家庭医療レジデントOSCEのもう1つの目的を研修医の立場から

 また,今回のOSCEの特徴は,講義をしていただいた先生方の多くは家庭医という視点を持っておられ,医療倫理・EBM・家族カンファレンス等のセッションは他では体験できないものでもありました。家族カンファレンスは受講者が医師役となり,SPも加わり,家族単位でうまく患者様の治療をマネジメントしていく参加型のかたちをとりました。
 患者様,家族役の方は迫真の演技で切実に病気や家族環境の問題を訴え,それに対してマネジメントしなければいけなかったのですが,患者様側の言い分と医師側の言い分をどちらの満足度も満たし治療につなげることは難しかったように思えます。医療倫理は複雑な倫理的問題を4分割法(医学的適応,患者の意向,QOL,周囲の状況)を使い,頭の整理をする技法を学びました。今回よかった点は講義,OSCE,OSCE終了後にフィードバックを行なうことによって知識,技術を数回にわたり確認できたことでした。

 

なぜ研修医はストレスを感じるのか

 患者様の精神的な問題の解釈を系統的に学んだのですが,特に個人的にはこれらが今回のOSCEの肝だったように思います。
 それというのは,われわれ研修医は日々多忙な毎日を送り,医学的な知識を得るだけでも必死に過ごしています。そういった状況は研修医の精神的な余裕をなくし,ある程度の精神的なストレスを慢性的に抱えていることが多いようです。例えば,患者様との会話・関係にストレスを感じることがあります。私の経験ではそういったストレスは研修医同士で患者様の愚痴を研修医室で話すことで個人個人解消しているようです(もちろん私もその1人ですが……)。
 しかし,そこでいったんはストレス発散してもまた同じような患者様が来た場合,同じようなストレスを感じながら診療を続けてしまうでしょう。つまり,そういった患者様へ対するコミュニケーション技法を知らないのです。だからストレスを感じるのでしょう。もし,医師としての経験を積み,そういった患者様にうまく対応できるようになったとしても,それは慣れが生じているだけであり,うまく問題をすり抜け,患者様との関わりをなくしているだけなのかもしれません。それでは結局,医師側のストレスは解消できても,永遠にその医師にかかる患者様のストレスは解消されてはいないでしょう。

患者への接し方・コミュニケーション技法の大切さ

 今回のOSCEでは家族図・家族のライフサイクル・家族機能の評価を使い,その家族がおかれている環境を客観的に理解することをまず行ないました。
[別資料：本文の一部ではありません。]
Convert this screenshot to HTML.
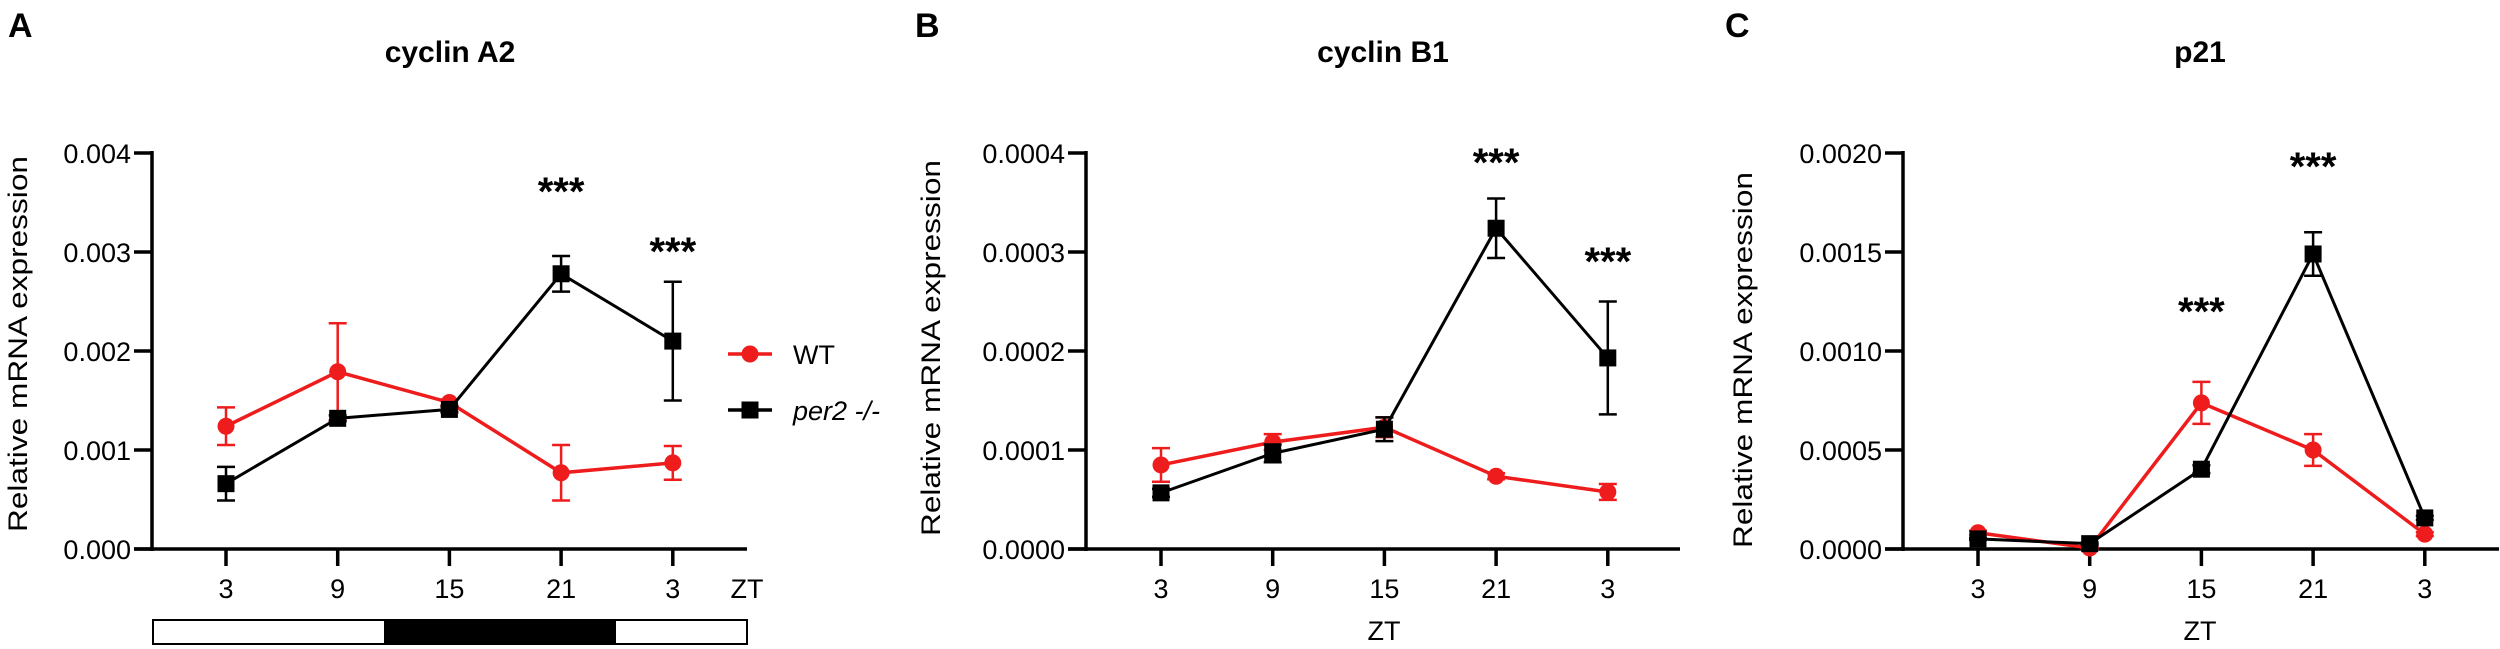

その上で家族カンファレンスを開き,患者様・家族から病気に対する問題点を導き出せるような円滑な進行方法を学びました。またコミュニケーションを取りづらい例(何も話さない,話し過ぎる,本題に触れたがらない)に対してどう接していけばよいかを議論することで対応法を導くこともできました。これからの研修において,患者様への接し方・コミュニケーション技法を学ぶことの大切さを感じることができただけでも,今回このOSCEを受けた意味がありました。
 2日間という短い期間でしたが内容も充実し,明日の臨床に活用できるものばかりでした。今後,こういった活動が他でも展開していき,卒後教育がより系統的なものになり,研修医の基礎的臨床技能の向上につながることを期待します。


必ずおさえるべき基本がある

田中久也(川崎医大総合臨床部・研修医2年)

 さる3月16-17日,川崎医科大学総合臨床医学教室主宰の,主に卒後3年目までの研修医を対象とした基本的臨床技能のセミナーおよび客観的評価試験(OSCE)が行なわれました。毎年1度行なわれるこのセミナーは,今まで総合診療部に所属する医師が対象でしたが,今回は初めて広く一般に公募し,卒後1年目から10年以上の医師まで合計7名が参加して盛会に終わりました。会の内容については参加者である齊藤先生のレポートに詳しいのでここでは省かせていただきます。

日常診療に頻繁に用いる技能を評価

 さて,基本的臨床技能といってもその項目は多岐にわたり,したがってすべてをたった2日で網羅するのは不可能なわけですが,この会では日常診療において特に使用頻度の高い技能についての試験が行なわれます。特徴的なのはプレゼンテーション能力や胸写の読影能力などの試験ばかりでなく,患者様やその御家族に対する行動科学的なアプローチについても基本的臨床技能として試されることです。
 日常診療ではその現場が診療所であれ大学病院であれ,患者様はもちろんのことそのご家族にも接する機会は多く,そこで患者様の病気についてさまざまな話し合いがなされるわけですが,その方法については医師それぞれの資質によるところが大きく,対応はまちまちであるのが現状かと思います。しかし,その社会的な背景も含めてよく共感することでお互いの理解が深まり,よりよい医師-患者-家族関係の構築,さらにはよりよい医療の提供につながるのではないでしょうか。このような態度を医師がみな実践することは,医療の質の向上の助けとなることでしょう。行動科学的アプローチが基本的臨床技能として位置づけられるのは,このためだと感じています。

試行錯誤の成果

 医師として学ばねばならないことは非常に多く,すべてを身につけるのはもはや不可能ですが,基本としておさえておかねばならない知識や技能はあるだろうと感じます。では,どこまでが基本なのか,何をどのように身につけていけばよいのか,こんなことを考えながら初期研修を進めてきました。今回の「レジデントオスキー」で最優秀賞をいただくことができたのは,こうした考えで試行錯誤しつつ行なった研修の1つの結果が現れたものと満足するとともに非常に嬉しく思います。これを糧に,よりいっそうの努力を続ける所存です。
 最後に,私をここまで育ててくださった川崎医科大学総合診療部のスタッフの皆さん,そしてローテート先でお世話になった各専門科の先生方,コメディカルの方々に感謝いたします。